* EXERCISE PROMPT: Extract word for word the lines of the listing from its start to the line holding "import matplotlib.pyplot as plt", both ends kept; pictures are not part of the copy.

* INFORMATION SHOWN:
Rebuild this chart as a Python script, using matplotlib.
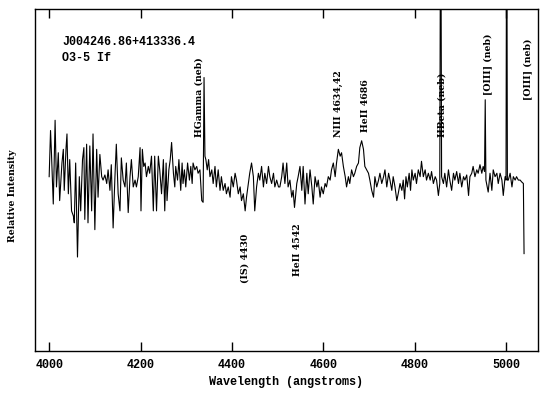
import numpy as np
import matplotlib
matplotlib.use("Agg")
import matplotlib.pyplot as plt

# spectrum (wavelength in angstroms, relative flux ~1 = continuum)
wave = [4000, 4003, 4005, 4009, 4013, 4016, 4020, 4023, 4028, 4031, 4033, 4037, 4039, 4042,
        4045, 4049, 4053, 4055, 4058, 4062, 4066, 4069, 4073, 4076, 4078, 4082, 4085, 4089,
        4093, 4096, 4100, 4104, 4107, 4111, 4115, 4118, 4122, 4126, 4129, 4133, 4136, 4140,
        4144, 4147, 4151, 4155, 4158, 4162, 4166, 4169, 4173, 4177, 4180, 4184, 4188, 4191,
        4195, 4199, 4201, 4204, 4207, 4210, 4213, 4217, 4220, 4224, 4228, 4231, 4235, 4239,
        4242, 4246, 4250, 4253, 4256, 4258, 4262, 4265, 4268, 4272, 4275, 4277, 4281, 4284,
        4288, 4291, 4293, 4296, 4299, 4303, 4307, 4310, 4313, 4315, 4319, 4323, 4326, 4330,
        4334, 4337, 4339, 4341, 4343, 4346, 4349, 4352, 4356, 4359, 4363, 4366, 4370, 4374,
        4377, 4381, 4385, 4388, 4392, 4396, 4399, 4403, 4407, 4410, 4414, 4418, 4421, 4425,
        4429, 4432, 4436, 4439, 4443, 4447, 4450, 4454, 4458, 4461, 4465, 4469, 4472, 4476,
        4480, 4483, 4487, 4491, 4494, 4498, 4502,
        4505, 4509, 4512, 4516, 4520, 4523, 4527, 4531, 4534, 4537, 4542, 4545, 4549, 4553,
        4556, 4560, 4564, 4567, 4571, 4575, 4578, 4582, 4586, 4589, 4593, 4596, 4600, 4604,
        4607, 4611, 4615, 4618, 4622, 4626, 4629, 4633, 4637, 4640, 4644, 4648, 4651, 4655,
        4658, 4662, 4666, 4669, 4673, 4677, 4680, 4684, 4688, 4691, 4695, 4699, 4702, 4706,
        4710, 4713, 4717, 4721, 4724, 4728, 4732, 4735, 4739, 4743, 4746, 4750, 4753, 4757,
        4761, 4764,
        4768, 4772, 4775, 4778, 4781, 4784, 4788, 4791, 4794, 4797, 4801, 4804, 4808, 4812,
        4815, 4819, 4823, 4826, 4830, 4834, 4837, 4841, 4845, 4848, 4852, 4855, 4857, 4859,
        4863, 4866, 4870, 4874, 4877, 4881, 4885, 4888, 4892, 4896, 4899, 4903, 4907, 4910,
        4914, 4918, 4921, 4925, 4928, 4932, 4936, 4939, 4943, 4947, 4950, 4953, 4954.5, 4956,
        4961, 4965, 4969, 4972, 4976, 4980, 4983, 4987, 4991, 4994, 4998, 5000, 5001.5, 5003,
        5005, 5009, 5013, 5016, 5020, 5023, 5027, 5031, 5034, 5038, 5039.5]
flux = [1.02, 1.29, 1.16, 0.86, 1.35, 0.96, 1.16, 0.88, 1.10, 1.18, 0.94, 1.19, 1.27, 0.92,
        1.12, 0.82, 0.79, 0.75, 1.10, 0.55, 1.02, 0.82, 1.12, 1.19, 0.77, 1.21, 0.75, 1.20,
        0.82, 1.27, 0.71, 1.18, 0.90, 1.15, 1.02, 1.00, 1.03, 0.98, 1.06, 0.94, 1.09, 0.72,
        1.02, 1.21, 0.92, 0.82, 1.13, 1.00, 0.96, 1.10, 0.81, 1.02, 1.12, 0.96, 1.00, 0.96,
        1.02, 1.19, 0.82, 1.18, 1.08, 1.10, 1.02, 1.08, 1.04, 1.14, 0.82, 1.14, 0.82, 1.14,
        1.06, 0.92, 1.12, 0.82, 1.10, 0.88, 1.06, 1.12, 1.22, 1.04, 0.96, 1.08, 1.00, 1.12,
        0.94, 1.10, 0.98, 1.06, 0.96, 1.10, 1.00, 1.08, 0.98, 1.10, 1.06, 1.08, 1.04, 1.06,
        0.88, 0.87, 1.60, 1.14, 1.12, 1.06, 1.12, 1.02, 1.06, 0.98, 1.08, 0.96, 1.06, 0.94,
        1.02, 0.94, 0.98, 0.92, 0.96, 0.90, 1.02, 0.96, 1.04, 1.00, 0.92, 0.96, 0.88, 0.92,
        0.82, 0.90, 0.98, 1.04, 1.10, 1.02, 0.82, 0.96, 1.04, 1.00, 1.08, 0.96, 1.04, 0.98,
        1.08, 1.02, 0.98, 1.04, 0.96, 1.00, 0.96,
        0.96, 1.02, 1.10, 0.98, 1.10, 0.96, 1.00, 0.90, 0.94, 0.84, 0.98, 1.02, 1.08, 0.94,
        1.08, 0.86, 1.04, 0.92, 1.06, 0.96, 0.86, 1.02, 0.96, 1.00, 0.90, 0.96, 0.92, 0.98,
        0.96, 1.02, 1.00, 1.06, 1.10, 1.02, 1.10, 1.18, 1.14, 1.16, 1.08, 1.02, 0.96, 1.02,
        0.98, 1.06, 1.02, 1.04, 1.08, 1.10, 1.19, 1.23, 1.18, 1.08, 1.06, 1.04, 1.00, 0.94,
        0.90, 1.02, 0.96, 1.00, 1.04, 0.98, 1.02, 1.06, 0.96, 1.04, 1.00, 0.94, 1.02, 0.96,
        0.88, 0.92,
        0.98, 0.94, 1.00, 0.89, 1.02, 0.96, 1.04, 0.94, 1.06, 1.00, 1.04, 0.98, 1.06, 1.02,
        1.11, 1.02, 1.06, 1.00, 1.04, 1.00, 1.05, 0.98, 1.02, 1.00, 0.91, 0.98, 3.00, 1.02,
        0.98, 1.04, 0.96, 1.06, 1.00, 0.94, 1.04, 1.00, 1.05, 0.98, 1.04, 0.96, 1.02, 1.00,
        1.03, 0.91, 1.02, 1.04, 1.08, 1.02, 1.06, 1.04, 1.09, 1.04, 1.08, 1.05, 1.47, 1.00,
        0.93, 1.04, 0.94, 1.06, 1.02, 1.04, 0.98, 1.04, 1.00, 0.91, 1.02, 1.00, 3.00, 1.00,
        1.00, 1.04, 0.96, 1.02, 1.00, 1.02, 1.00, 1.00, 0.99, 0.98, 0.57]

# line identifications: text, wavelength, bottom of label (flux units)
line_labels = ["HGamma (neb)", "NIII 4634,42", "HeII 4686", "HBeta (neb)",
               "[OIII] (neb)", "[OIII] (neb)", "(IS) 4430", "HeII 4542"]
line_x = [4328, 4634, 4693, 4860, 4960, 5048, 4429, 4543]
line_y = [1.25, 1.25, 1.28, 1.25, 1.50, 1.47, 0.40, 0.44]

star_name = "J004246.86+413336.4"
spec_type = "O3-5 If"
xticks = [4000, 4200, 4400, 4600, 4800, 5000]

mono = {"family": "Liberation Mono", "weight": "bold", "size": 8.5}
narrow = {"family": ["DejaVu Serif", "DejaVu Sans"], "stretch": "condensed",
          "weight": "bold", "size": 7.5}

fig = plt.figure(figsize=(5.6, 3.98), dpi=100)
ax = fig.add_axes([0.0625, 0.118, 0.8982, 0.859])

ax.plot(wave, flux, color="black", lw=0.8)
ax.set_xlim(3969, 5070)
ax.set_ylim(0, 2.0)

ax.set_xticks(xticks)
ax.set_xticklabels([str(t) for t in xticks], fontdict=mono)
ax.tick_params(axis="x", direction="in", length=6.5, width=1, top=True, pad=6)
ax.set_yticks([])
for s in ax.spines.values():
    s.set_linewidth(1.0)

ax.set_xlabel("Wavelength (angstroms)", fontdict=mono, labelpad=3)
ax.set_ylabel("Relative Intensity", fontdict=narrow)
ax.yaxis.set_label_coords(-0.036, 0.453)

ax.text(0.054, 0.903, star_name, transform=ax.transAxes, va="center", ha="left", **mono)
ax.text(0.054, 0.857, spec_type, transform=ax.transAxes, va="center", ha="left", **mono)

for lab, x, y in zip(line_labels, line_x, line_y):
    ax.text(x, y, lab, rotation=90, ha="center", va="bottom", **narrow)

fig.savefig("out.png", dpi=100)
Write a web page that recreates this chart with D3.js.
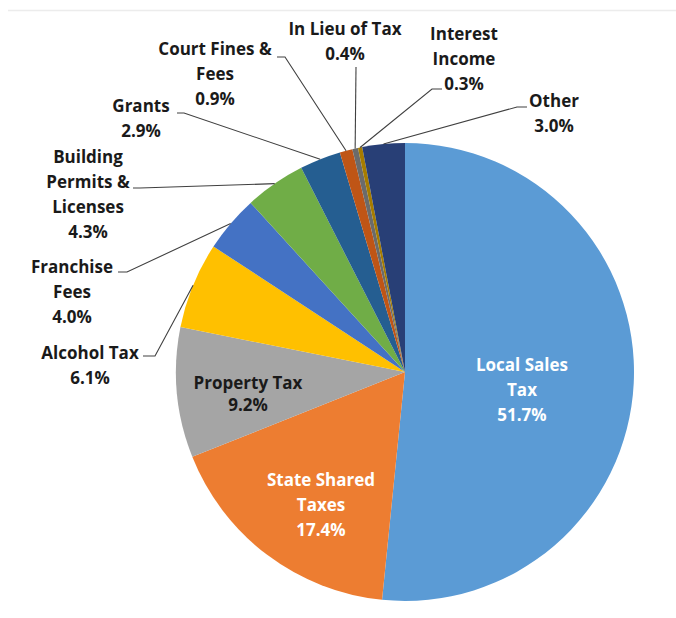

* FINISHED EXERCISE:
Rebuild this chart as a Python script, using matplotlib.
import numpy as np
import matplotlib
matplotlib.use("Agg")
import matplotlib.pyplot as plt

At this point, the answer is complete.